Этот «правый» курс полностью разделял и Мао, в середине февраля возвратившийся в Шанхай из Кантона. 25 февраля 1924 года в обстановке всеобщего «головокружения от успехов» на территории французской концессии, недалеко от особняка Сунь Ятсена, в доме № 44 по улице Хуаньлунлу он и несколько других активистов Националистической партии учредили Шанхайское бюро ГМД. С французской полицией удалось договориться легко: местный полицейский инспектор, получив солидную взятку, даже обещал предуведомлять гоминьдановцев обо всех возможных акциях французских властей против них151. Помимо выполнения секретарских функций в аппарате компартии, Мао начал работать и в Шанхайском бюро ГМД. На первом же заседании его избрали секретарем оргсекции этого нового учреждения, а вскоре он стал исполнять обязанности и завсекцией делопроизводства. Несколько позже вошел он и в состав постоянного комитета бюро на правах кандидата152. Работы было хоть отбавляй, и Мао проявлял большую активность. В марте в качестве представителя ЦИК КПК он присутствовал на пленуме Центрального исполнительного комитета Социалистического союза молодежи, проходившем на территории международного сеттльмента. Здесь он познакомился с представителем Исполкома Коммунистического интернационала молодежи Далиным, который, вспоминая об этом впоследствии, писал, что Мао поразил его своим необузданным оптимизмом в отношении Гоминьдана. Не разделяя восторгов Мао Цзэдуна, представитель ИККИМ сразу же после пленума донес Войтинскому: «Ты услышишь здесь от секретаря ЦК Мао (не иначе как ставленник Маринга) такие вещи, что у тебя волосы дыбом встанут. Как, например, Гоминьдан есть и была пролетарской партией и должна быть признана Коминтерном как его секция. По крестьянскому вопросу — классовую линию нужно бросить, среди бедного крестьянства нечего делать, нужно связаться с помещиками и чиновниками (шэньши) и т. д. Этот тип был представителем партии в Союзе молодежи, и эту точку зрения он настойчиво, но, к счастью, безуспешно пытался проводить на пленуме Союза. Я послал письмо в ЦК партии с просьбой назначить нового представителя»153.
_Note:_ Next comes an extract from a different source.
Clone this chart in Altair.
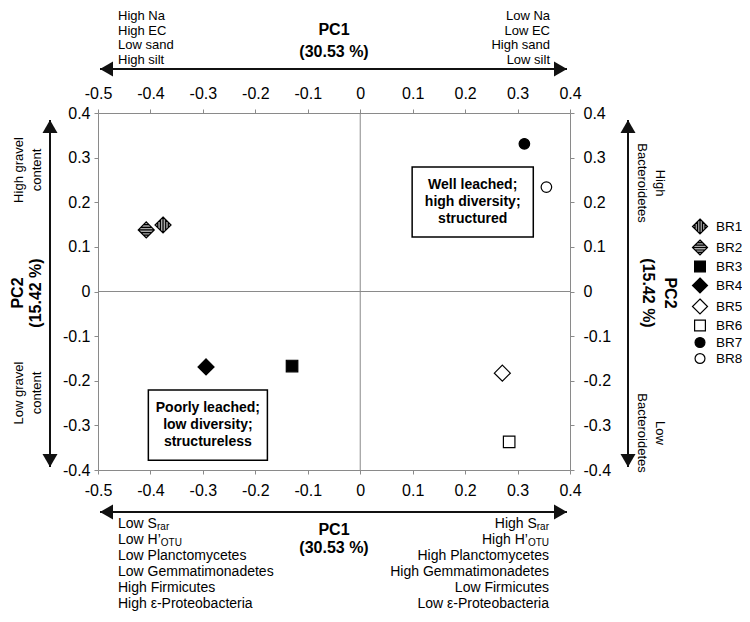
import altair as alt
import pandas as pd

# ---------------- data ----------------
samples = ["BR1", "BR2", "BR3", "BR4", "BR5", "BR6", "BR7", "BR8"]
pc1 = [-0.376, -0.408, -0.130, -0.294, 0.271, 0.284, 0.313, 0.355]
pc2 = [0.149, 0.138, -0.167, -0.169, -0.183, -0.337, 0.331, 0.234]

x_ticks = [-0.5, -0.4, -0.3, -0.2, -0.1, 0.0, 0.1, 0.2, 0.3, 0.4]
y_ticks = [-0.4, -0.3, -0.2, -0.1, 0.0, 0.1, 0.2, 0.3, 0.4]

pc1_title = ["PC1", "(30.53 %)"]
pc2_title = ["PC2", "(15.42 %)"]
top_left = ["High Na", "High EC", "Low sand", "High silt"]
top_right = ["Low Na", "Low EC", "High sand", "Low silt"]
bottom_left = ["Low S", "Low H’", "Low Planctomycetes", "Low Gemmatimonadetes",
               "High Firmicutes", "High ε-Proteobacteria"]
bottom_right = ["High S", "High H’", "High Planctomycetes", "High Gemmatimonadetes",
                "Low Firmicutes", "Low ε-Proteobacteria"]
subscripts = ["rar", "OTU"]
left_side = [["High gravel", "content"], ["Low gravel", "content"]]
right_side = [["High", "Bacteroidetes"], ["Low", "Bacteroidetes"]]
box_texts = ["Well leached;\nhigh diversity;\nstructured",
             "Poorly leached;\nlow diversity;\nstructureless"]

# ---------------- styles / layout ----------------
FONT = "Liberation Sans, Arial, sans-serif"
GRAY = "#8a8a8a"
W, H = 472, 357

DIAMOND = "M0,-1L1,0L0,1L-1,0Z"
V_STRIPES = DIAMOND + ("M-0.66,-0.34L-0.66,0.34M-0.33,-0.67L-0.33,0.67M0,-1L0,1"
                       "M0.33,-0.67L0.33,0.67M0.66,-0.34L0.66,0.34")
H_STRIPES = DIAMOND + ("M-0.34,-0.66L0.34,-0.66M-0.67,-0.33L0.67,-0.33M-1,0L1,0"
                       "M-0.67,0.33L0.67,0.33M-0.34,0.66L0.34,0.66")
SQUARE = "M-0.72,-0.72H0.72V0.72H-0.72Z"
CIRCLE = "M0.66,0A0.66,0.66,0,1,1,-0.66,0A0.66,0.66,0,1,1,0.66,0Z"
shape_range = [V_STRIPES, H_STRIPES, SQUARE, DIAMOND, DIAMOND, SQUARE, CIRCLE, CIRCLE]
fill_range = ["#a8a8a8", "#a8a8a8", "#000000", "#000000", "#ffffff", "#ffffff", "#000000", "#ffffff"]
stroke_range = ["#000000"] * 8

xs = alt.Scale(domain=[-0.5, 0.4], nice=False, zero=False)
ys = alt.Scale(domain=[-0.4, 0.4], nice=False, zero=False)
LBL = "datum.value == 0 ? '0' : toString(round(datum.value * 10) / 10)"


def axis(orient, values, pad):
    return alt.Axis(orient=orient, values=values, labelExpr=LBL, title=None, grid=False,
                    domainColor=GRAY, tickColor=GRAY, tickSize=4, labelFont=FONT,
                    labelFontSize=16, labelColor="black", labelPadding=pad,
                    labelFlush=False, labelOverlap=False)


pts = pd.DataFrame({"sample": samples, "pc1": pc1, "pc2": pc2})
leg = dict(title=None, orient="none", legendX=593.5, legendY=105, labelFont=FONT,
           labelFontSize=13.5, labelColor="black", symbolSize=225, rowPadding=0,
           labelOffset=7.5, padding=0, symbolStrokeWidth=1.2)

points = alt.Chart(pts).mark_point(filled=True, size=256, strokeWidth=1.2, opacity=1).encode(
    x=alt.X("pc1:Q", scale=xs, axis=axis("bottom", x_ticks, 8)),
    y=alt.Y("pc2:Q", scale=ys, axis=axis("left", y_ticks, 4)),
    shape=alt.Shape("sample:N", scale=alt.Scale(domain=samples, range=shape_range),
                    legend=alt.Legend(**leg)),
    fill=alt.Fill("sample:N", scale=alt.Scale(domain=samples, range=fill_range),
                  legend=alt.Legend(**leg)),
    stroke=alt.Stroke("sample:N", scale=alt.Scale(domain=samples, range=stroke_range),
                      legend=alt.Legend(**leg)),
)

axes2 = alt.Chart(pts).mark_point(opacity=0).encode(
    x=alt.X("pc1:Q", scale=xs, axis=axis("top", x_ticks, 8)),
    y=alt.Y("pc2:Q", scale=ys, axis=axis("right", y_ticks, 9)),
)

zero = pd.DataFrame({"z": [0.0]})
vzero = alt.Chart(zero).mark_rule(color=GRAY, strokeWidth=1).encode(
    x=alt.X("z:Q", scale=xs, axis=None))
hzero = alt.Chart(zero).mark_rule(color=GRAY, strokeWidth=1).encode(
    y=alt.Y("z:Q", scale=ys, axis=None))

# annotation boxes (data coordinates)
box_df = pd.DataFrame({
    "t": box_texts,
    "x1": [0.099, -0.404], "x2": [0.330, -0.177],
    "y1": [0.279, -0.221], "y2": [0.122, -0.378],
    "cx": [0.2145, -0.2905], "cy": [0.2005, -0.2995],
})
box_rect = alt.Chart(box_df).mark_rect(fill="white", stroke="black", strokeWidth=1.5).encode(
    x=alt.X("x1:Q", scale=xs, axis=None), x2="x2:Q",
    y=alt.Y("y1:Q", scale=ys, axis=None), y2="y2:Q")
box_txt = alt.Chart(box_df).mark_text(font=FONT, fontSize=14, fontWeight="bold",
                                      lineBreak="\n", lineHeight=17, color="black",
                                      dy=-17).encode(
    x=alt.X("cx:Q", scale=xs, axis=None), y=alt.Y("cy:Q", scale=ys, axis=None), text="t:N")


def text_layer(items, **mk):
    df = pd.DataFrame(items, columns=["t", "px", "py"])
    base = dict(font=FONT, color="black", baseline="middle")
    base.update(mk)
    return alt.Chart(df).mark_text(**base).encode(
        x=alt.X("px:Q", scale=None, axis=None),
        y=alt.Y("py:Q", scale=None, axis=None),
        text="t:N")


top_y = [-97, -82.5, -68, -53.5]
bot_y = [411, 427, 443, 459, 475, 491]

layers = [vzero, hzero, box_rect, box_txt, axes2, points]

# PC1 titles (top & bottom)
layers.append(text_layer([(pc1_title[0], 236, -83), (pc1_title[1], 236, -61),
                          (pc1_title[0], 236, 417), (pc1_title[1], 236, 435)],
                         fontSize=16, fontWeight="bold", align="center"))
# top blocks
layers.append(text_layer([(t, 20, y) for t, y in zip(top_left, top_y)], fontSize=13, align="left"))
layers.append(text_layer([(t, 452, y) for t, y in zip(top_right, top_y)], fontSize=13, align="right"))
# bottom blocks
layers.append(text_layer([(t, 20, y) for t, y in zip(bottom_left, bot_y)], fontSize=14, align="left"))
br_x = [438.8, 429.9, 451, 451, 451, 451]
layers.append(text_layer([(t, x, y) for t, x, y in zip(bottom_right, br_x, bot_y)],
                         fontSize=14, align="right"))
# subscripts
layers.append(text_layer([(subscripts[0], 59, bot_y[0] + 3), (subscripts[1], 62.8, bot_y[1] + 3)],
                         fontSize=10, align="left"))
layers.append(text_layer([(subscripts[0], 451, bot_y[0] + 3), (subscripts[1], 451, bot_y[1] + 3)],
                         fontSize=10, align="right"))
# PC2 titles (left & right, rotated)
layers.append(text_layer([(pc2_title[0], -80, 180), (pc2_title[1], -62, 180)],
                         fontSize=16, fontWeight="bold", align="center", angle=270))
layers.append(text_layer([(pc2_title[0], 572, 180), (pc2_title[1], 550, 180)],
                         fontSize=16, fontWeight="bold", align="center", angle=90))
# side descriptors
layers.append(text_layer([(left_side[0][0], -79, 57), (left_side[0][1], -61, 57),
                          (left_side[1][0], -79, 280), (left_side[1][1], -61, 280)],
                         fontSize=13, align="center", angle=270))
layers.append(text_layer([(right_side[0][0], 562, 70), (right_side[0][1], 544, 70),
                          (right_side[1][0], 562, 320), (right_side[1][1], 544, 320)],
                         fontSize=13, align="center", angle=90))

# arrows
seg = pd.DataFrame({"x": [2, 2, -48, 530], "x2": [469, 469, -48, 530],
                    "y": [-44, 399, 7, 7], "y2": [-44, 399, 354, 354]})
layers.append(alt.Chart(seg).mark_rule(color="#111111", strokeWidth=2).encode(
    x=alt.X("x:Q", scale=None, axis=None), x2="x2:Q",
    y=alt.Y("y:Q", scale=None, axis=None), y2="y2:Q"))
heads = pd.DataFrame({
    "s": ["triangle-left", "triangle-left", "triangle-right", "triangle-right",
          "triangle-up", "triangle-up", "triangle-down", "triangle-down"],
    "x": [8.5, 8.5, 462.5, 462.5, -48, 530, -48, 530],
    "y": [-44, 399, -44, 399, 13.5, 13.5, 347.5, 347.5]})
layers.append(alt.Chart(heads).mark_point(filled=True, color="#111111", size=225, opacity=1).encode(
    x=alt.X("x:Q", scale=None, axis=None), y=alt.Y("y:Q", scale=None, axis=None),
    shape=alt.Shape("s:N", scale=None, legend=None)))

chart = alt.layer(*layers).resolve_axis(x="independent", y="independent").properties(
    width=W, height=H,
    autosize=alt.AutoSizeParams(type="none"),
    padding={"left": 90, "top": 105, "right": 172, "bottom": 144},
).configure_view(stroke=None)

chart.save("out.html", embed_options={"renderer": "svg", "actions": False})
Как мы понимаем, Далин зря возмущался: в то время почти все в руководстве КПК под влиянием Бородина придерживались примерно таких же представлений. Неизвестно, правда, считали ли другие вожди партии возможным принятие Гоминьдана в Коминтерн, но во всем остальном Мао не был оригинален. В феврале 1924 года ЦИК КПК даже одобрил специальную «Резолюцию по национальному движению», признавшую главной задачей членов компартии расширение организации и исправление «политических заблуждений» Гоминьдана, а также укрепление его массовой базы путем вовлечения в него рабочих, крестьян и представителей городских средних слоев. Сама же КПК должна была перейти на нелегальное положение в Гоминьдане с тем, чтобы тайно подготовить захват руководства в нем.
Тут уж сам Исполком Коминтерна должен был отреагировать на этот «уклон» резко отрицательно, приложив усилия к его выправлению. По заданию Коминтерна в апреле 1924 года в Китай выехал Войтинский, который разъяснил руководителям КПК, что работа внутри Гоминьдана «не есть цель, а средство» укрепления компартии и подготовки ее к дальнейшей борьбе за власть в стране вне Гоминьдана и против него154. Майский (1924 г.) расширенный пленум ЦИК КПК, подготовленный Войтинским и проходивший при его непосредственном участии, дезавуировал февральскую резолюцию ЦИК155.